Isn’t it gorgeous? It is a perfect early learning space, and we (Americans) are in desperate need of more spaces like it. According to Early Learning Left Out, 2nd Edition,

[…] per child investments are smallest in the critical birth-to-three years—where brain growth is most rapid—and remain small in the pre-school years in comparison with the school-aged and college-aged years.

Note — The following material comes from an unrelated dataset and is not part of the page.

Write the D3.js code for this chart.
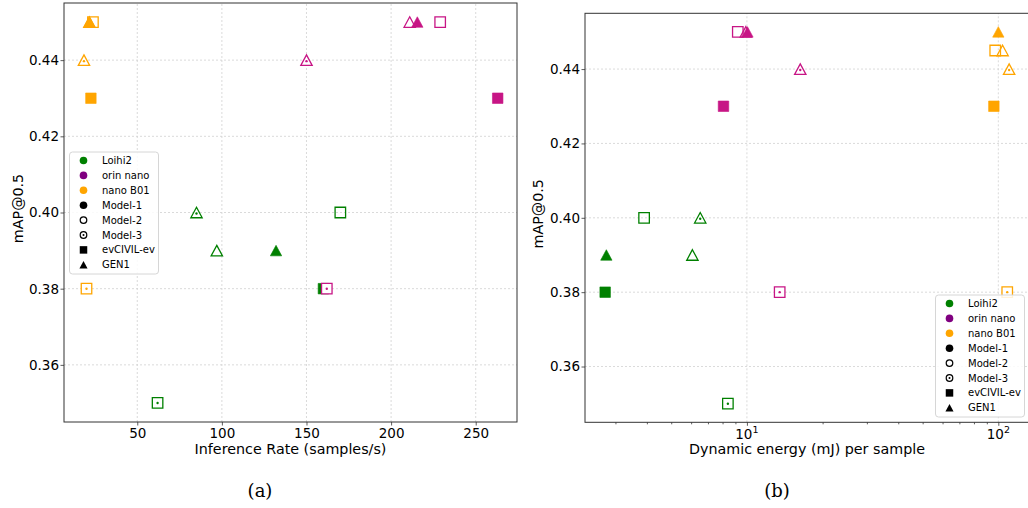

Let me rant here for a bit. We spend so much money on EVERYTHING else, and if you read Ghosts from the Nursery, you’ll realize that 0-33 months is the most crucial time in a person’s development, and we hardly invest in it AT ALL (to cite ELLO again, “for every $1.00 invested in a school-aged child, 52.1¢ is invested in a college-aged youth, but only 21.3¢ is invested in a pre-school aged child and 8.9¢ in an infant or toddler.”). 9 cents for infants and toddlers, if you are generous and round up. NINE CENTS. 52 cents for college students who are most likey too hungover to appreciate all of the money being invested in them.  Sorry, but most people are lost causes by the time they reach college. Even middle school is too late to prevent most social, emotional, and intellectual problems, and trying to intervene is pretty much a lost cause as well.


Children of all ages don’t have enough spaces that are FOR THEM. Yes, they are omnipresent in the big box stores and on the plane and on the bus and in the CoffeeShops and at the movies and sometimes even the libraries (usually unattended and running riot, but that is another story for antoher time), but with the exception of that last space, none of those places are good for kids, unless you think it is good for a child to be barraged with STUFF to WANT, loud noises, and the contact high of freshly ground coffee beans. Kids–from infants to high schoolers–need spaces where they can be challenged in appropriate ways, where they can exist safely, both physically and emotionally.

Think of the children, and when you do, imagine them in some awesome, safe spaces…and then think about what you can do to make those spaces a reality.

*I also often chuckle about the use of the name Storyville, but that is because I am a strange person.